A Louisiana House committee last week killed a proposal to prohibit teachers and school employees from discussion sexual orientation and gender identity in an academic setting, but lawmakers have revived the proposal through a seldom used procedure. (Canva image)
Conservatives in the Louisiana House of Representatives turned to a seldom used procedure Tuesday to bring a controversial education proposal back from the dead. With just two votes to spare, members revived a bill that would prohibit public school teachers and employees from discussing sexual orientation and gender identity with students.
The so-called “Don’t Say Gay” legislation from Rep. Dodie Horton, R-Haughton, failed to advance from the House Education Committee a week ago. Three Republicans joined Democrats in opposition in a 4-7 vote.

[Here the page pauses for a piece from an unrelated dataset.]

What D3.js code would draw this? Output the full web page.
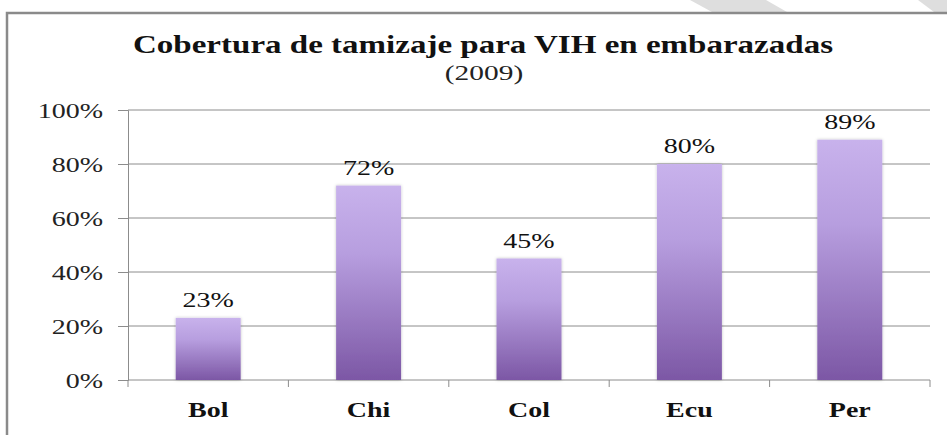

On the House floor Tuesday, Rep. Raymond Crews, R-Bossier City, asked his colleagues to discharge the rejected bill from committee and move it before the Committee of the Whole, on which all representatives have a vote. Needing 53 members to support discharge the bill, the House voted 55-39 to back Crews’ motion.
Bills brought before the Committee of the Whole are handled much like any other proposal brought before a legislative panel. Representatives can bring supporters and opponents to testify during the bill’s hearing, a process that has never happened on the House floor to the recollection of longtime legislative watchers.
There was no immediate indication from House Speaker Clay Schexnayder, R-Gonzales, on when Horton’s bill would be scheduled for a hearing.
Louisiana’s “Don’t Say Gay” proposal is modeled after legislation that Florida Gov. Ron DeSantis has signed into law.